Unremarkable, that is, except for the young men who once lived there. Even allowing for the group’s liking of their new environment, and that environment’s love of the group, that Metallica would relocate themselves from Los Angeles to Northern California at the asking of a man with whom they had yet to play a single note of music displays either a level of faith that borders on the fervorous or else a sense of naivety that is not far shy of being reckless – and is possibly both. But as dysfunctional as the backgrounds of Hetfield and Mustaine may have been (and as short-lived as Ulrich’s tenure in the City of Angels may itself have been), in this action the band’s willingness to separate themselves from streets known to unknown, and to divorce themselves from family and friends, speaks of a single-mindedness that would serve them well. In plotting their course to Northern California, Metallica turned their cheek not only to a safety net of any kind but also to the notion that theirs was a union that merely ‘played’ at being a band. As immature and foolish as Hetfield, Ulrich and Mustaine were capable of being, in this regard at least their actions were those of men rather than boys.

‘We knew that there was something about [Metallica] that was beyond all the rest [of the bands populating the Bay Area],’ recalls Steve Souza. ‘Exodus shows back in the day, even when I was not in the band, with [original vocalist] Paul [Baloff], were probably some of the most violent and brutal shows you’ve ever seen, way more violent than Metallica. But Metallica had the flair and the sound.’

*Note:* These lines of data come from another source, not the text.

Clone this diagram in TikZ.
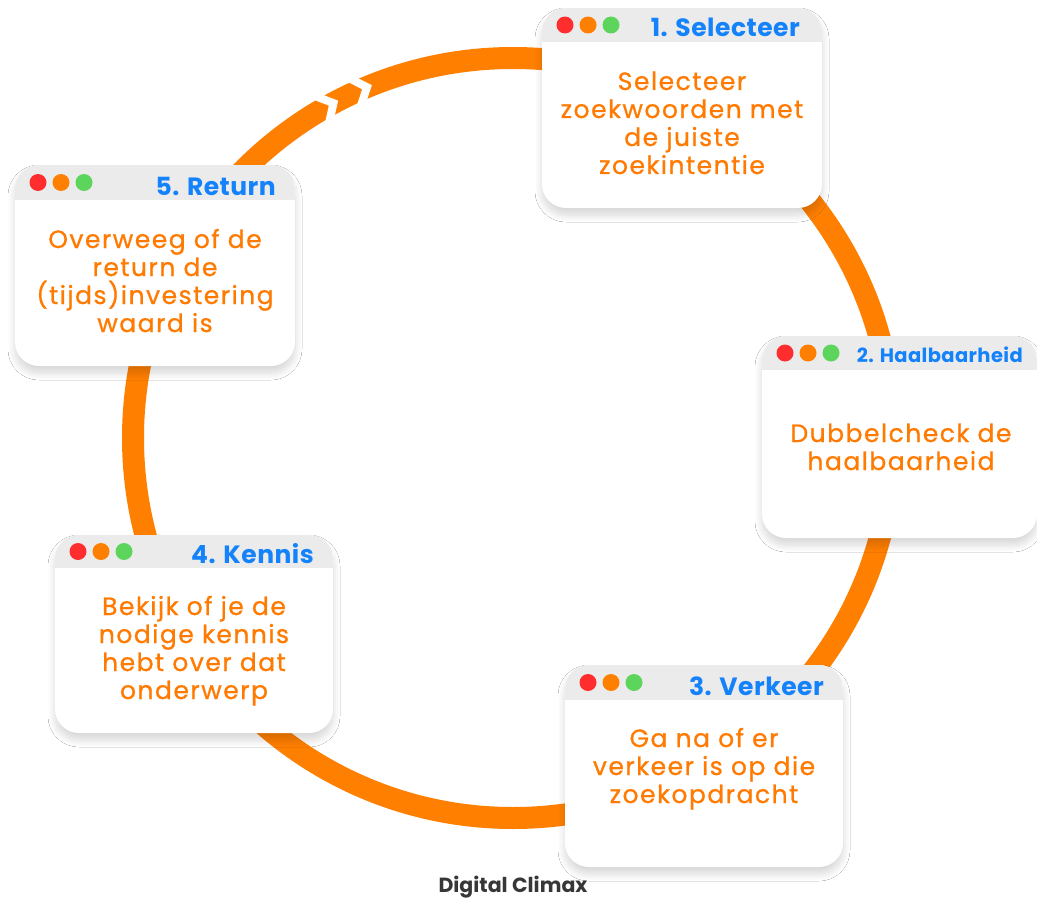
\documentclass[tikz,border=0pt]{standalone}
\usepackage{fontspec}
\setmainfont{Poppins}
\newfontfamily\bodyfont[LetterSpace=6, FakeBold=0.8]{Poppins}
\newfontfamily\ttlfont[LetterSpace=2]{Poppins}
\usetikzlibrary{shadows.blur}
\definecolor{ringor}{RGB}{255,127,0}
\definecolor{txtor}{RGB}{255,122,0}
\definecolor{ttlblue}{RGB}{20,130,250}
\definecolor{hdrgray}{RGB}{235,235,235}
\definecolor{dotred}{RGB}{255,45,45}
\definecolor{dotor}{RGB}{255,127,0}
\definecolor{dotgreen}{RGB}{93,213,93}
\definecolor{footgray}{RGB}{55,55,55}
\tikzset{
  win/.style={fill=white, draw=none, rectangle, rounded corners=24pt, inner sep=0pt,
    blur shadow={shadow xshift=0pt, shadow yshift=-7pt, shadow blur radius=7pt, shadow blur steps=12, shadow opacity=16}},
  hdr/.style={fill=hdrgray},
  wdot/.style={circle, inner sep=0pt, minimum size=17pt, draw=none},
  ttl/.style={anchor=base east, inner sep=0pt, text=ttlblue, font=\ttlfont\bfseries\fontsize{25}{28}\selectfont},
  ttlsmall/.style={ttl, font=\ttlfont\bfseries\fontsize{19.5}{24}\selectfont},
  bodytxt/.style={anchor=base, inner sep=0pt, text=txtor},
  gapcut/.style={draw=white, line width=8pt, line join=miter},
}
\newcommand\bodytext[1]{\parbox[t]{270pt}{\centering\bodyfont\fontsize{25}{28}\selectfont #1}}
\newcommand\winframe[6]{%
  \node[win, minimum width={(#4-#2)*1pt}, minimum height={(#5-#3)*1pt}] (#1) at ({(#2+#4)/2},{(#3+#5)/2}) {};
  \begin{scope}
    \clip[rounded corners=24pt] (#2,#3) rectangle (#4,#5);
    \fill[hdr] (#2,#3) rectangle (#4,#6);
  \end{scope}
  \node[wdot, fill=dotred]   (#1r) at ({#2+23},{(#3+#6)/2}) {};
  \node[wdot, fill=dotor]    (#1o) at ({#2+46},{(#3+#6)/2}) {};
  \node[wdot, fill=dotgreen] (#1g) at ({#2+69},{(#3+#6)/2}) {};
}
\begin{document}
\begin{tikzpicture}[x=1pt, y=-1pt]
\useasboundingbox (0,0) rectangle (1037,899);
\fill[white] (0,0) rectangle (1037,899);
% ring
\coordinate (C) at (513,438);
\draw[ringor, line width=22pt] (C) circle[radius=380];
% chevron cuts
\foreach \a in {28.2,22.6}{
  \draw[gapcut, rotate around={\a:(C)}] (495,37) -- (513,58) -- (495,79);
}
% windows
\winframe{b1}{542}{8}{822}{208}{42}
\winframe{b2}{762}{336}{1037}{538}{370}
\winframe{b3}{565}{665}{843}{867}{700}
\winframe{b4}{55}{535}{333}{733}{568}
\winframe{b5}{15}{165}{295}{366}{200}
% titles
\node[ttl] (t1) at (800,37) {1. Selecteer};
\node[ttlsmall] (t2) at (1023,362) {2. Haalbaarheid};
\node[ttl] (t3) at (824,695) {3. Verkeer};
\node[ttl] (t4) at (314,563) {4. Kennis};
\node[ttl] (t5) at (276,195) {5. Return};
% bodies
\node[bodytxt] (x1) at (682,90) {\bodytext{Selecteer\\zoekwoorden met\\de juiste\\zoekintentie}};
\node[bodytxt] (x2) at (901,442) {\bodytext{Dubbelcheck de\\haalbaarheid}};
\node[bodytxt] (x3) at (704,747) {\bodytext{Ga na of er\\verkeer is op die\\zoekopdracht}};
\node[bodytxt] (x4) at (194,615) {\bodytext{Bekijk of je de\\nodige kennis\\hebt over dat\\onderwerp}};
\node[bodytxt] (x5) at (155,248) {\bodytext{Overweeg of de\\return de\\(tijds)investering\\waard is}};
% footer
\node[anchor=base, inner sep=0pt, text=footgray, font=\bfseries\fontsize{20.5}{22}\selectfont] (foot) at (513,892) {Digital Climax};
\end{tikzpicture}
\end{document}
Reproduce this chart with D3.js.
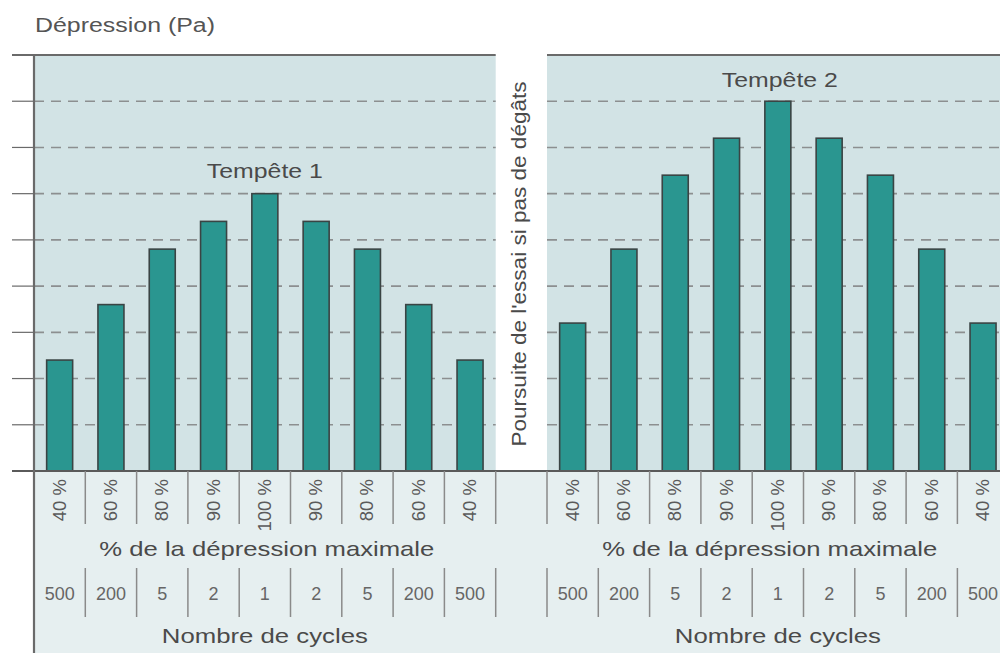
<!DOCTYPE html>
<html><head><meta charset="utf-8">
<script src="https://cdn.jsdelivr.net/npm/d3@7"></script>
<style>html,body{margin:0;padding:0;background:#fff;}svg{display:block;font-family:"Liberation Sans",Arial,sans-serif;}</style>
</head><body><svg id="c" width="1000" height="653"></svg>
<script>
const categories = ["40 %","60 %","80 %","90 %","100 %","90 %","80 %","60 %","40 %"];
const cycles = ["500","200","5","2","1","2","5","200","500"];
const storm1 = [2.4,3.6,4.8,5.4,6,5.4,4.8,3.6,2.4];
const storm2 = [3.2,4.8,6.4,7.2,8,7.2,6.4,4.8,3.2];
const stormNames = ["Tempête 1","Tempête 2"];
const yTicks = [0,1,2,3,4,5,6,7,8,9];

(function(){
const svg = d3.select("#c");
const left = 34, topY = 55, base = 471, right = 1000;
const slots = d3.range(19);
const x = d3.scaleBand().domain(slots).range([left, left + 19*51.3]).padding(0);
const y = d3.scaleLinear().domain([0,9]).range([base, topY]);
const bw = 26;
const cx = i => x(i) + x.bandwidth()/2;

const g1 = categories.map((d,i)=>i);
const g2 = categories.map((d,i)=>i+10);

function fit(sel, w){ sel.attr("textLength", w).attr("lengthAdjust","spacingAndGlyphs"); return sel; }

// backgrounds
svg.append("rect").attr("x",left).attr("y",topY).attr("width",right-left).attr("height",base-topY).attr("fill","#d2e3e5");
svg.append("rect").attr("x",left).attr("y",base).attr("width",right-left).attr("height",653-base).attr("fill","#e6eff0");
svg.append("rect").attr("x",x(9)).attr("y",topY).attr("width",x.bandwidth()).attr("height",base-topY).attr("fill","#ffffff");

// dashed gridlines
const groupsExt = [[x(0), x(9)], [x(10), right]];
yTicks.filter(t=>t>0 && t<9).forEach(t=>{
  groupsExt.forEach(([a,b])=>{
    svg.append("line").attr("x1",a).attr("x2",b).attr("y1",y(t)).attr("y2",y(t))
      .attr("stroke","#8c8f90").attr("stroke-width",1.6).attr("stroke-dasharray","10,7");
  });
  svg.append("line").attr("x1",12).attr("x2",left).attr("y1",y(t)).attr("y2",y(t))
    .attr("stroke","#6a6a6a").attr("stroke-width",1.2);
});

function bars(vals, idx){
  svg.append("g").selectAll("rect").data(vals).join("rect")
    .attr("x",(d,i)=>cx(idx[i]) - bw/2)
    .attr("y",d=>y(d))
    .attr("width",bw)
    .attr("height",d=>base - y(d))
    .attr("fill","#2a9690").attr("stroke","#3a4444").attr("stroke-width",1.6);
}
bars(storm1, g1);
bars(storm2, g2);

svg.append("line").attr("x1",12).attr("x2",x(9)).attr("y1",topY).attr("y2",topY).attr("stroke","#6a6a6a").attr("stroke-width",2.2);
svg.append("line").attr("x1",x(10)).attr("x2",right).attr("y1",topY).attr("y2",topY).attr("stroke","#6a6a6a").attr("stroke-width",2.2);
svg.append("line").attr("x1",12).attr("x2",right).attr("y1",base).attr("y2",base).attr("stroke","#5a5a5a").attr("stroke-width",2);
svg.append("line").attr("x1",left).attr("x2",left).attr("y1",topY).attr("y2",653).attr("stroke","#6a6a6a").attr("stroke-width",2.2);

// storm labels
fit(svg.append("text").attr("x",cx(4)).attr("y",y(6)-16).attr("text-anchor","middle")
  .attr("font-size",21).attr("fill","#4a4a4a").text(stormNames[0]), 116);
fit(svg.append("text").attr("x",cx(14)+2).attr("y",y(8)-14).attr("text-anchor","middle")
  .attr("font-size",21).attr("fill","#4a4a4a").text(stormNames[1]), 116);

// stripe text
fit(svg.append("text").attr("transform",`translate(${cx(9)+5},${(topY+base)/2 + 1}) rotate(-90)`)
  .attr("text-anchor","middle").attr("font-size",19.5).attr("fill","#4a4a4a")
  .text("Poursuite de l'essai si pas de dégâts"), 365);

// y label
fit(svg.append("text").attr("x",35).attr("y",32).attr("font-size",20).attr("fill","#555").text("Dépression (Pa)"), 180);

// table separators
const sepX = d3.range(1,19).map(i=>x(i));
svg.append("g").selectAll("line").data(sepX).join("line")
  .attr("x1",d=>d).attr("x2",d=>d).attr("y1",base).attr("y2",524)
  .attr("stroke","#8a8a8a").attr("stroke-width",1.5);
svg.append("g").selectAll("line").data(sepX).join("line")
  .attr("x1",d=>d).attr("x2",d=>d).attr("y1",568).attr("y2",617)
  .attr("stroke","#8a8a8a").attr("stroke-width",1.5);

[g1,g2].forEach(idx=>{
  svg.append("g").selectAll("text").data(categories).join("text")
    .attr("transform",(d,i)=>`translate(${cx(idx[i])+6},${479}) rotate(-90)`)
    .attr("text-anchor","end").attr("font-size",18.5).attr("fill","#5a5a5a").text(d=>d);
  svg.append("g").selectAll("text").data(cycles).join("text")
    .attr("x",(d,i)=>cx(idx[i])).attr("y",600)
    .attr("text-anchor","middle").attr("font-size",18).attr("fill","#666").text(d=>d);
});

[[cx(4)+2, cx(4)], [cx(14)-8, cx(14)]].forEach(([c1,c2])=>{
  fit(svg.append("text").attr("x",c1).attr("y",556).attr("text-anchor","middle").attr("font-size",21).attr("fill","#4a4a4a").text("% de la dépression maximale"), 335);
  fit(svg.append("text").attr("x",c2).attr("y",643).attr("text-anchor","middle").attr("font-size",21).attr("fill","#4a4a4a").text("Nombre de cycles"), 206);
});
})();
</script></body></html>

‘We started being more comfortable with ourselves, more confident,’ is Ulrich’s recollection. ‘We started feeling that we
were belonging to something that was happening, and that was bigger than ourselves, that we
belonged
instead of being on the outer fringes.’

That it was San Francisco and other cities in and around the Bay Area that provided the germ of an idea for thrash metal, as well as being the setting for its most fertile and violent breeding ground, at first appears to be an incongruous truth. Despite the vibrations caused by groups such as Exodus and Testament as well as a host of other frenetic and precise local metal acts, it was only Metallica whose appeal possessed sufficient force to break through thrash metal’s ghetto walls and secure real estate in the mainstream. As such, the cultural movement that is still most closely associated with the area – then, as now – is that of the hippie and flower-power movement of the Sixties, where the sounds of bands such as the Grateful Dead and Jefferson Airplane could be heard along the drug-enriched thoroughfares surrounding the ‘tune in, turn on, drop out’ bohemian enclave of Haight Ashbury. Elsewhere, the 1967 song which took the city as its title found singer Scott McKenzie requesting, ‘If you’re going to San Francisco, be sure to wear some flowers in your hair.’